[Start of Dataset excerpt]

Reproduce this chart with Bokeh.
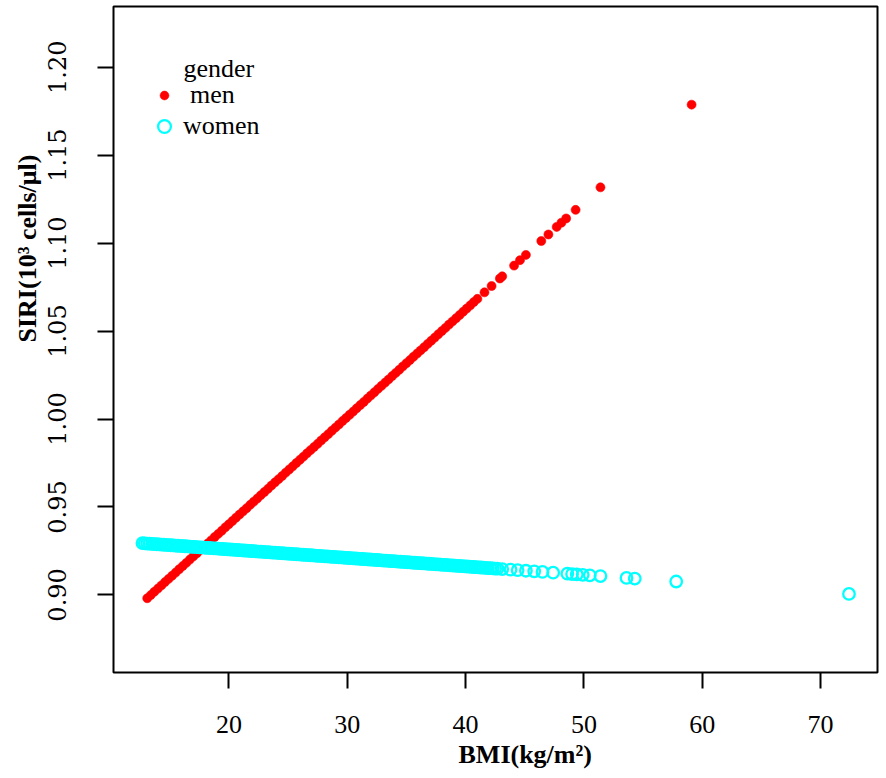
from bokeh.plotting import figure
from bokeh.models import Range1d, FixedTicker, Label, Legend, LegendItem, PrintfTickFormatter, Title
from bokeh.embed import file_html
from bokeh.resources import INLINE

# ---------------- data ----------------
men_bmi = [13.1, 13.4, 13.7, 14.0, 14.3, 14.6, 14.9, 15.2, 15.5, 15.8,
           16.1, 16.4, 16.7, 17.0, 17.3, 17.6, 17.9, 18.2, 18.5, 18.8,
           19.1, 19.4, 19.7, 20.0, 20.3, 20.6, 20.9, 21.2, 21.5, 21.8,
           22.1, 22.4, 22.7, 23.0, 23.3, 23.6, 23.9, 24.2, 24.5, 24.8,
           25.1, 25.4, 25.7, 26.0, 26.3, 26.6, 26.9, 27.2, 27.5, 27.8,
           28.1, 28.4, 28.7, 29.0, 29.3, 29.6, 29.9, 30.2, 30.5, 30.8,
           31.1, 31.4, 31.7, 32.0, 32.3, 32.6, 32.9, 33.2, 33.5, 33.8,
           34.1, 34.4, 34.7, 35.0, 35.3, 35.6, 35.9, 36.2, 36.5, 36.8,
           37.1, 37.4, 37.7, 38.0, 38.3, 38.6, 38.9, 39.2, 39.5, 39.8,
           40.1, 40.4, 40.7, 41.0,
           41.6, 42.2, 42.9, 43.1, 44.1, 44.6, 45.1, 46.4, 47.0, 47.7,
           48.1, 48.5, 49.3, 51.4, 59.1]
men_siri = [0.8981, 0.8999, 0.9018, 0.9036, 0.9054, 0.9073, 0.9091, 0.9109, 0.9127, 0.9146,
            0.9164, 0.9182, 0.9201, 0.9219, 0.9237, 0.9256, 0.9274, 0.9292, 0.9310, 0.9329,
            0.9347, 0.9365, 0.9384, 0.9402, 0.9420, 0.9439, 0.9457, 0.9475, 0.9493, 0.9512,
            0.9530, 0.9548, 0.9567, 0.9585, 0.9603, 0.9622, 0.9640, 0.9658, 0.9676, 0.9695,
            0.9713, 0.9731, 0.9750, 0.9768, 0.9786, 0.9805, 0.9823, 0.9841, 0.9859, 0.9878,
            0.9896, 0.9914, 0.9933, 0.9951, 0.9969, 0.9988, 1.0006, 1.0024, 1.0042, 1.0061,
            1.0079, 1.0097, 1.0116, 1.0134, 1.0152, 1.0171, 1.0189, 1.0207, 1.0225, 1.0244,
            1.0262, 1.0280, 1.0299, 1.0317, 1.0335, 1.0354, 1.0372, 1.0390, 1.0408, 1.0427,
            1.0445, 1.0463, 1.0482, 1.0500, 1.0518, 1.0537, 1.0555, 1.0573, 1.0591, 1.0610,
            1.0628, 1.0646, 1.0665, 1.0683,
            1.0720, 1.0756, 1.0799, 1.0811, 1.0872, 1.0903, 1.0933, 1.1012, 1.1049, 1.1092,
            1.1116, 1.1140, 1.1189, 1.1317, 1.1787]

women_bmi = [12.7, 12.9, 13.1, 13.3, 13.5, 13.7, 13.9, 14.1, 14.3, 14.5,
             14.7, 14.9, 15.1, 15.3, 15.5, 15.7, 15.9, 16.1, 16.3, 16.5,
             16.7, 16.9, 17.1, 17.3, 17.5, 17.7, 17.9, 18.1, 18.3, 18.5,
             18.7, 18.9, 19.1, 19.3, 19.5, 19.7, 19.9, 20.1, 20.3, 20.5,
             20.7, 20.9, 21.1, 21.3, 21.5, 21.7, 21.9, 22.1, 22.3, 22.5,
             22.7, 22.9, 23.1, 23.3, 23.5, 23.7, 23.9, 24.1, 24.3, 24.5,
             24.7, 24.9, 25.1, 25.3, 25.5, 25.7, 25.9, 26.1, 26.3, 26.5,
             26.7, 26.9, 27.1, 27.3, 27.5, 27.7, 27.9, 28.1, 28.3, 28.5,
             28.7, 28.9, 29.1, 29.3, 29.5, 29.7, 29.9, 30.1, 30.3, 30.5,
             30.7, 30.9, 31.1, 31.3, 31.5, 31.7, 31.9, 32.1, 32.3, 32.5,
             32.7, 32.9, 33.1, 33.3, 33.5, 33.7, 33.9, 34.1, 34.3, 34.5,
             34.7, 34.9, 35.1, 35.3, 35.5, 35.7, 35.9, 36.1, 36.3, 36.5,
             36.7, 36.9, 37.1, 37.3, 37.5, 37.7, 37.9, 38.1, 38.3, 38.5,
             38.7, 38.9, 39.1, 39.3, 39.5, 39.7, 39.9, 40.1, 40.3, 40.5,
             40.7, 40.9, 41.1, 41.3, 41.5, 41.7, 41.9, 42.1, 42.3, 42.5,
             42.7,
             43.1, 43.8, 44.4, 45.1, 45.8, 46.5, 47.4, 48.6, 49.0, 49.4,
             49.9, 50.5, 51.4, 53.6, 54.3, 57.8, 72.4]
women_siri = [0.92940, 0.92930, 0.92921, 0.92911, 0.92901, 0.92892, 0.92882, 0.92872, 0.92863, 0.92853,
              0.92843, 0.92834, 0.92824, 0.92814, 0.92805, 0.92795, 0.92785, 0.92776, 0.92766, 0.92756,
              0.92747, 0.92737, 0.92727, 0.92718, 0.92708, 0.92699, 0.92689, 0.92679, 0.92670, 0.92660,
              0.92650, 0.92641, 0.92631, 0.92621, 0.92612, 0.92602, 0.92592, 0.92583, 0.92573, 0.92563,
              0.92554, 0.92544, 0.92534, 0.92525, 0.92515, 0.92505, 0.92496, 0.92486, 0.92476, 0.92467,
              0.92457, 0.92447, 0.92438, 0.92428, 0.92418, 0.92409, 0.92399, 0.92389, 0.92380, 0.92370,
              0.92360, 0.92351, 0.92341, 0.92331, 0.92322, 0.92312, 0.92302, 0.92293, 0.92283, 0.92273,
              0.92264, 0.92254, 0.92244, 0.92235, 0.92225, 0.92216, 0.92206, 0.92196, 0.92187, 0.92177,
              0.92167, 0.92158, 0.92148, 0.92138, 0.92129, 0.92119, 0.92109, 0.92100, 0.92090, 0.92080,
              0.92071, 0.92061, 0.92051, 0.92042, 0.92032, 0.92022, 0.92013, 0.92003, 0.91993, 0.91984,
              0.91974, 0.91964, 0.91955, 0.91945, 0.91935, 0.91926, 0.91916, 0.91906, 0.91897, 0.91887,
              0.91877, 0.91868, 0.91858, 0.91848, 0.91839, 0.91829, 0.91819, 0.91810, 0.91800, 0.91790,
              0.91781, 0.91771, 0.91761, 0.91752, 0.91742, 0.91732, 0.91723, 0.91713, 0.91703, 0.91694,
              0.91684, 0.91674, 0.91665, 0.91655, 0.91645, 0.91636, 0.91626, 0.91616, 0.91607, 0.91597,
              0.91587, 0.91578, 0.91568, 0.91558, 0.91549, 0.91539, 0.91529, 0.91520, 0.91510, 0.91500,
              0.91491,
              0.91472, 0.91438, 0.91409, 0.91375, 0.91341, 0.91307, 0.91264, 0.91206, 0.91187, 0.91167,
              0.91143, 0.91114, 0.91071, 0.90965, 0.90931, 0.90762, 0.90057]

x_ticks = [20, 30, 40, 50, 60, 70]
y_ticks = [0.90, 0.95, 1.00, 1.05, 1.10, 1.15, 1.20]
x_title = "BMI(kg/m²)"
y_title = "SIRI(10³ cells/μl)"
legend_title = "gender"
group_labels = ["men", "women"]

SERIF = "Liberation Serif"

# ---------------- figure ----------------
p = figure(width=886, height=778, output_backend="svg", toolbar_location=None,
           x_range=Range1d(10.25, 74.81), y_range=Range1d(0.8559, 1.2345),
           min_border_left=113, min_border_right=9, min_border_top=6, min_border_bottom=106)
p.background_fill_color = "white"
p.border_fill_color = "white"
p.xgrid.visible = False
p.ygrid.visible = False
p.outline_line_color = "black"
p.outline_line_width = 2

r_men = p.scatter(x=men_bmi, y=men_siri, size=9, marker="circle",
                  fill_color="#FF0000", line_color="#FF0000", line_width=0.6)
r_women = p.scatter(x=women_bmi, y=women_siri, size=11.5, marker="circle",
                    fill_color=None, line_color="#00FFFF", line_width=2.3)

for ax in (p.xaxis[0], p.yaxis[0]):
    ax.axis_line_color = None
    ax.major_tick_out = 16
    ax.major_tick_in = 0
    ax.major_tick_line_width = 2
    ax.major_tick_line_color = "black"
    ax.minor_tick_line_color = None
    ax.major_label_text_color = "black"

p.xaxis.ticker = FixedTicker(ticks=x_ticks)
p.yaxis.ticker = FixedTicker(ticks=y_ticks)
p.yaxis.formatter = PrintfTickFormatter(format="%.2f")
p.xaxis.major_label_text_font = SERIF
p.xaxis.major_label_text_font_size = "26px"
p.xaxis.major_label_standoff = 27
p.yaxis.major_label_text_font = "DejaVu Serif"
p.yaxis.major_label_text_font_size = "24px"
p.yaxis.major_label_orientation = "parallel"
p.yaxis.major_label_standoff = 31

# axis titles, placed off-centre like the reference
p.add_layout(Title(text=x_title, align="left", offset=345, standoff=4,
                   text_font=SERIF, text_font_size="26px", text_font_style="bold",
                   text_color="black"), "below")
p.add_layout(Title(text=y_title, align="left", offset=330, standoff=8,
                   text_font=SERIF, text_font_size="26px", text_font_style="bold",
                   text_color="black"), "left")

# legend
p.add_layout(Label(x=70, y=604, x_units="screen", y_units="screen", text=legend_title,
                   text_font=SERIF, text_font_size="26px", text_align="left",
                   text_baseline="middle", text_color="black"))

def make_legend(label, rend, loc, gw, gh, standoff):
    return Legend(items=[LegendItem(label=label, renderers=[rend])], location=loc,
                  glyph_width=gw, glyph_height=gh, label_height=gh, label_standoff=standoff,
                  padding=0, margin=0, spacing=0, border_line_color=None,
                  background_fill_alpha=0, label_text_font=SERIF,
                  label_text_font_size="26px", label_text_color="black")

p.add_layout(make_legend(group_labels[0], r_men, (40, 561), 22, 32, 15), "center")
p.add_layout(make_legend(group_labels[1], r_women, (35, 530), 32, 32, 3), "center")

open("out.html", "w").write(file_html(p, INLINE))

[End of Dataset excerpt]

--- To do ---
Repeat exactly and only the lines from the start of the data above through the line that holds "from bokeh.resources import INLINE", inclusive. Pictures do not belong in the copy.

--- Exercise output ---
Reproduce this chart with Bokeh.
from bokeh.plotting import figure
from bokeh.models import Range1d, FixedTicker, Label, Legend, LegendItem, PrintfTickFormatter, Title
from bokeh.embed import file_html
from bokeh.resources import INLINE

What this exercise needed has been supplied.